Board of Directors (interim)

  • Gregg Cantrell, President

    Gregg Cantrell earned his PhD from Texas A&M University and currently holds the Erma and Ralph Lowe Chair in Texas History at Texas Christi.n University His books include Stephen F. Austin, Empresario of Texas (2000), and The People’s Revolt: Texas Populists and the Roots of American Liberalism (2020). He is a former president of the Texas State Historical Association and a Texas Institute of Letters member.

  • Gary L. Pinkerton, Managing Director

    Gary L Pinkerton is an avocational historian and the author of works of history that include Trammel’s Trace: The First Road to Texas from the North (2016). Books coming in 2024 include “Paper Diver: How the World’s Greatest Underwater Treasure Hunter Never Got Wet,” and “Bridles & Biscuits: The Contraband Culture of Spanish East Texas.

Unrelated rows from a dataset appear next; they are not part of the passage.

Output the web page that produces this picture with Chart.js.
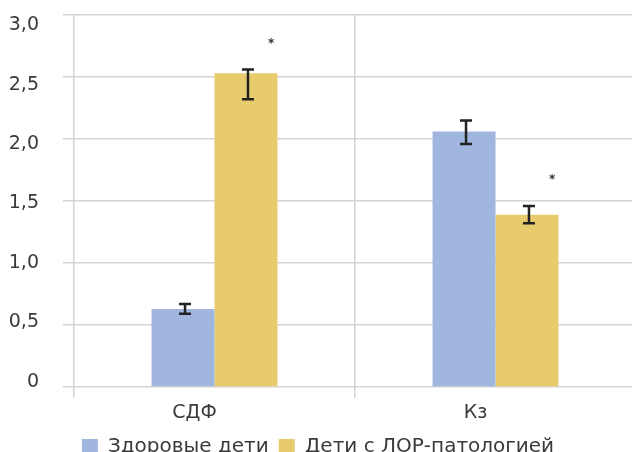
<!DOCTYPE html>
<html>
<head>
<meta charset="utf-8">
<script src="https://cdn.jsdelivr.net/npm/chart.js@4/dist/chart.umd.min.js"></script>
<style>
  html, body { margin: 0; padding: 0; background: #ffffff; overflow: hidden; }
  #wrap { width: 636px; height: 467px; }
</style>
</head>
<body>
<div id="wrap"><canvas id="c" width="636" height="467"></canvas></div>
<script>
// Categories and series
const categories = ['СДФ', 'Кз'];
const seriesNames = ['Здоровые дети', 'Дети с ЛОР-патологией'];

// Bar heights
const healthy = [0.63, 2.06];
const lor = [2.53, 1.39];

// Error whisker extents (lower / upper)
const healthyLow = [0.59, 1.96];
const healthyHigh = [0.67, 2.15];
const lorLow = [2.32, 1.32];
const lorHigh = [2.56, 1.46];

// Significance marks above the second series
const healthyMarks = ['', ''];
const lorMarks = ['*', '*'];

// Value-axis tick labels
const yTicks = [0, 0.5, 1, 1.5, 2, 2.5, 3];

const FONT = "'DejaVu Sans', 'Liberation Sans', sans-serif";
const TEXT = '#3a3a3a';
const GRID = '#d4d4d4';

const whiskers = [
  { low: healthyLow, high: healthyHigh, marks: healthyMarks },
  { low: lorLow, high: lorHigh, marks: lorMarks }
];

const errorBars = {
  id: 'errorBars',
  afterDatasetsDraw(chart) {
    const ctx = chart.ctx;
    const y = chart.scales.y;
    ctx.save();
    whiskers.forEach((w, di) => {
      const meta = chart.getDatasetMeta(di);
      meta.data.forEach((bar, i) => {
        const x = bar.x + 2;
        const yTop = y.getPixelForValue(w.high[i]);
        const yBot = y.getPixelForValue(w.low[i]);
        ctx.strokeStyle = '#222222';
        ctx.lineWidth = 2.5;
        ctx.lineCap = 'butt';
        ctx.beginPath();
        ctx.moveTo(x, yTop); ctx.lineTo(x, yBot);
        ctx.moveTo(x - 6, yTop); ctx.lineTo(x + 6, yTop);
        ctx.moveTo(x - 6, yBot); ctx.lineTo(x + 6, yBot);
        ctx.stroke();
        if (w.marks[i]) {
          ctx.fillStyle = '#333333';
          ctx.font = 'bold 12px ' + FONT;
          ctx.textAlign = 'center';
          ctx.textBaseline = 'middle';
          ctx.fillText(w.marks[i], bar.x + bar.width * 0.4, yTop - 26);
        }
      });
    });
    ctx.restore();
  }
};

const fmt = v => (v === 0 ? '0' : v.toFixed(1).replace('.', ','));
const noPad = s => { s.paddingTop = 0; s.paddingBottom = 0; s.paddingLeft = 0; s.paddingRight = 0; };

new Chart(document.getElementById('c'), {
  type: 'bar',
  data: {
    labels: categories,
    datasets: [
      { label: seriesNames[0], data: healthy, backgroundColor: '#a0b6de' },
      { label: seriesNames[1], data: lor, backgroundColor: '#e8cb6c' }
    ]
  },
  options: {
    responsive: false,
    devicePixelRatio: 1,
    animation: false,
    layout: { padding: { top: 15, left: 0, right: 0, bottom: 0 } },
    datasets: { bar: { categoryPercentage: 0.448, barPercentage: 1.0 } },
    plugins: {
      tooltip: { enabled: false },
      legend: {
        position: 'bottom',
        labels: {
          boxWidth: 16, boxHeight: 16, padding: 10,
          color: TEXT,
          font: { family: FONT, size: 20 }
        }
      }
    },
    scales: {
      x: {
        type: 'category',
        offset: true,
        grid: { offset: true, color: GRID, lineWidth: 1.5, tickLength: 11, drawOnChartArea: true },
        border: { display: false },
        ticks: { color: TEXT, font: { family: FONT, size: 19 }, padding: 4, labelOffset: -20, maxRotation: 0 },
        afterFit: s => { s.height = 40; noPad(s); }
      },
      y: {
        type: 'linear',
        position: 'left',
        weight: 0,
        min: 0, max: 3,
        ticks: { display: false, stepSize: 0.5 },
        grid: { color: GRID, lineWidth: 1.5, tickLength: 11 },
        border: { display: false },
        afterFit: s => { s.width = 11; noPad(s); }
      },
      yLab: {
        type: 'linear',
        position: 'left',
        weight: 1,
        min: -0.042, max: 3.085,
        grid: { display: false, drawTicks: false },
        border: { display: false },
        ticks: { color: TEXT, font: { family: FONT, size: 19 }, padding: 24, callback: v => fmt(v) },
        afterBuildTicks: s => { s.ticks = yTicks.map(v => ({ value: v })); },
        afterFit: s => { s.width = 63; noPad(s); }
      }
    }
  },
  plugins: [errorBars]
});
</script>
</body>
</html>
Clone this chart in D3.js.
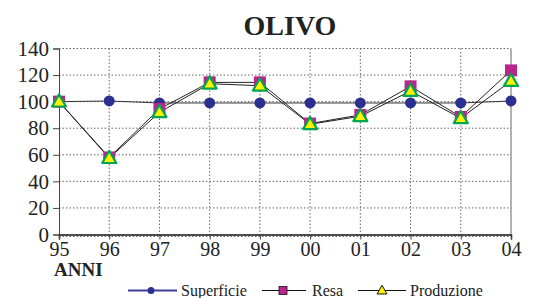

He has a Master of Social Work degree from the University of Houston and spent his professional career in human resources.

  • Carlos Blanton

    Carlos Kevin Blanton is Professor of History at Texas A&M University in College Station. He has a Ph.D. from Rice University. Carlos has published The Strange Career of Bilingual Education in Texas, 1836–1981 (2004), George I. Sánchez: The Long Fight for Mexican American Integration (2014) and edited A Promising Problem: The New Chicana/o History (2016). His scholarship has garnered awards from NACCS, WHA, and the TSHA.

  • Bobby Cervantes

    Bobby Cervantes is a Junior Fellow in the Harvard Society of Fellows. A historian of poverty and inequality in modern America, he earned his Ph.D. in American Studies at the University of Kansas and bachelor’s degrees in journalism and government from the University of Texas at Austin. His journalistic work has appeared in the Houston Chronicle and Texas Monthly, and his academic research has been published in The American Historical Review and Early American Studies. He was born and raised in the Rio Grande Valley.

  • Light Cummins

    Light T. Cummins, Ph.D., is the Guy M. Bryan Chair of American History, Emeritus, at Austin College, where he served as a Professor of History from 1978 until 2018. He is a member of the Texas Institute of Letters and the Philosophical Society of Texas. The Governor of Texas appointed him as the official State Historian of Texas, a nonpartisan post in which he served from May 2009 until July 2012. He is the author or editor of fourteen books dealing with Texas history.

  • Frank de la Teja

    Jesús F. “Frank” de la Teja, Ph.D. is Regents’ Professor Emeritus of History at Texas State University. Frank was the inaugural State Historian of Texas (2007-2009) and is a Fellow of the Texas State Historical Association and the Texas Catholic Historical Society, a member of the Texas Institute of Letters and the Philosophical Society of Texas. He formerly served the TSHA as book review editor, president, and executive director. A native of Cuba, he attended Seton Hall University for his BA and MA degrees, and the University of Texas at Austin for his Ph.D. in Latin American history.

  • Sonia Hernández

    Sonia Hernández, a native of the Rio Grande Valley, received her Ph.D. from the University of Houston. She is a Chancellor EDGES Professor of History at Texas A&M University. She is the author of the award-winning Working Women into the Borderlands (2014), For a Just and Better World: Engendering Anarchism in the Mexican Borderlands (2021), and co-editor of Reverberations of Racial Violence: Critical Reflections on the History of the Border (2021). She is co-founder of Refusing to Forget.org, a non-profit public history project on anti-Mexican violence.

  • Brandice Nelson

    Brandice Nelson is a public historian and museum professional specializing in 19th century Texas. Brandice has maintained a 15+ year affiliation with National History Day, and champions student engagement with honest history. Brandice received her BA in history and MA in museum studies from Baylor University, and will receive her executive master's in public leadership from the LBJ School of Public Affairs at the University of Texas at Austin in August 2024.

  • Rebecca Sharpless

    Rebecca Sharpless is an eighth-generation Texan and a professor of history at Texas Christian University. She teaches and writes about Texas and the South, particularly women, work, and food. Her current book project is “People of the Wheat: Commodity and Culture in North Texas.” From 1993 to 2006, Sharpless directed the Baylor University Institute for Oral History. She is a Foodways Texas board member and past president of the Oral History Association and the Southern Association for Women Historians. She earned her BA and MA from Baylor and her PhD from Emory University.